* Given material
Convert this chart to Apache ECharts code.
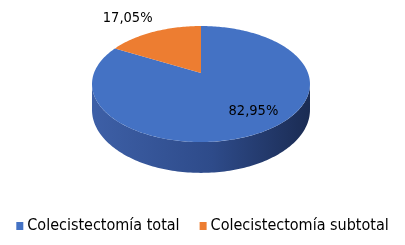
<!DOCTYPE html>
<html><head><meta charset="utf-8">
<script src="https://cdn.jsdelivr.net/npm/echarts@6/dist/echarts.min.js"></script>
<style>html,body{margin:0;padding:0;background:#fff}#c{width:405px;height:245px}</style>
</head><body><div id="c"></div>
<script>
const categories = ['Colecistectomía total', 'Colecistectomía subtotal'];
const values = [82.95, 17.05];
const topColors = ['#4472C4', '#ED7D31'];
const sideColors = [['#3D5FA6', '#2E4B8A', '#1B2C54'], ['#B35A1F', '#9A4C1A', '#7A3A12']];

// 3D pie perspective geometry (style)
const CX = 201, CY = 73, A = 107, C = 55.9, E = 0.19, D = 25;
const labelK = [[0.85, 0.7], [1.65, 1.4]];
const FONT = '"DejaVu Sans Condensed", "DejaVu Sans", sans-serif';

const total = values.reduce((a, b) => a + b, 0);
const angles = [];
let acc = 0;
values.forEach(v => {
  const a0 = Math.PI / 2 - acc / total * 2 * Math.PI;
  acc += v;
  const a1 = Math.PI / 2 - acc / total * 2 * Math.PI;
  angles.push([a1, a0]);
});
function proj(X, Z, dy) {
  const w = 1 + E * Z;
  return [CX + A * X / w, CY - C * Z / w + D * dy / w];
}
function pt(a, dy) { return proj(Math.cos(a), Math.sin(a), dy || 0); }
function arcPts(a, b, dy) {
  const n = Math.max(2, Math.ceil(Math.abs(b - a) / 0.02));
  const out = [];
  for (let k = 0; k <= n; k++) out.push(pt(a + (b - a) * k / n, dy));
  return out;
}
function fmt(v) { return v.toFixed(2).replace('.', ',') + '%'; }

function renderSlice(idx) {
  return function (params, api) {
    const lo = angles[idx][0], hi = angles[idx][1];
    const children = [];
    const as = Math.asin(E);
    for (let k = -2; k <= 1; k++) {
      const s0 = Math.max(lo, -Math.PI + as + 2 * Math.PI * k);
      const s1 = Math.min(hi, -as + 2 * Math.PI * k);
      if (s1 > s0) {
        const top = arcPts(s0, s1, 0);
        const bot = arcPts(s1, s0, 1);
        children.push({
          type: 'polygon',
          shape: { points: top.concat(bot) },
          style: {
            fill: {
              type: 'linear', x: CX - A, y: 0, x2: CX + A, y2: 0, global: true,
              colorStops: [
                { offset: 0, color: sideColors[idx][0] },
                { offset: 0.55, color: sideColors[idx][1] },
                { offset: 1, color: sideColors[idx][2] }
              ]
            }
          }
        });
      }
    }
    const topPts = [[CX, CY]].concat(arcPts(hi, lo, 0));
    children.push({
      type: 'polygon',
      shape: { points: topPts },
      style: { fill: topColors[idx] }
    });
    const mid = (lo + hi) / 2;
    const lp = proj(labelK[idx][0] * Math.cos(mid), labelK[idx][1] * Math.sin(mid), 0);
    children.push({
      type: 'text',
      x: lp[0], y: lp[1],
      style: {
        text: fmt(values[idx]),
        align: 'center', verticalAlign: 'middle',
        fill: '#000',
        font: '14.5px ' + FONT
      }
    });
    return { type: 'group', children };
  };
}

const chart = echarts.init(document.getElementById('c'), null, { renderer: 'canvas' });
chart.setOption({
  animation: false,
  color: topColors,
  legend: {
    data: categories,
    top: 213,
    left: 'center',
    icon: 'rect',
    itemWidth: 7,
    itemHeight: 8,
    itemGap: 20,
    textStyle: { fontSize: 16, color: '#000', fontFamily: FONT, padding: [0, 0, 0, -1] }
  },
  series: categories.map((name, i) => ({
    type: 'custom',
    name: name,
    coordinateSystem: 'none',
    silent: true,
    itemStyle: { color: topColors[i] },
    data: [values[i]],
    renderItem: renderSlice(i)
  }))
});
</script>
</body></html>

* What this task involves
Only the lines from the start of the material through the line containing "return v.toFixed(2).replace('.', ',')" should be transcribed. Pictures stay out.

* Finished exercise
Convert this chart to Apache ECharts code.
<!DOCTYPE html>
<html><head><meta charset="utf-8">
<script src="https://cdn.jsdelivr.net/npm/echarts@6/dist/echarts.min.js"></script>
<style>html,body{margin:0;padding:0;background:#fff}#c{width:405px;height:245px}</style>
</head><body><div id="c"></div>
<script>
const categories = ['Colecistectomía total', 'Colecistectomía subtotal'];
const values = [82.95, 17.05];
const topColors = ['#4472C4', '#ED7D31'];
const sideColors = [['#3D5FA6', '#2E4B8A', '#1B2C54'], ['#B35A1F', '#9A4C1A', '#7A3A12']];

// 3D pie perspective geometry (style)
const CX = 201, CY = 73, A = 107, C = 55.9, E = 0.19, D = 25;
const labelK = [[0.85, 0.7], [1.65, 1.4]];
const FONT = '"DejaVu Sans Condensed", "DejaVu Sans", sans-serif';

const total = values.reduce((a, b) => a + b, 0);
const angles = [];
let acc = 0;
values.forEach(v => {
  const a0 = Math.PI / 2 - acc / total * 2 * Math.PI;
  acc += v;
  const a1 = Math.PI / 2 - acc / total * 2 * Math.PI;
  angles.push([a1, a0]);
});
function proj(X, Z, dy) {
  const w = 1 + E * Z;
  return [CX + A * X / w, CY - C * Z / w + D * dy / w];
}
function pt(a, dy) { return proj(Math.cos(a), Math.sin(a), dy || 0); }
function arcPts(a, b, dy) {
  const n = Math.max(2, Math.ceil(Math.abs(b - a) / 0.02));
  const out = [];
  for (let k = 0; k <= n; k++) out.push(pt(a + (b - a) * k / n, dy));
  return out;
}
function fmt(v) { return v.toFixed(2).replace('.', ',') + '%'; }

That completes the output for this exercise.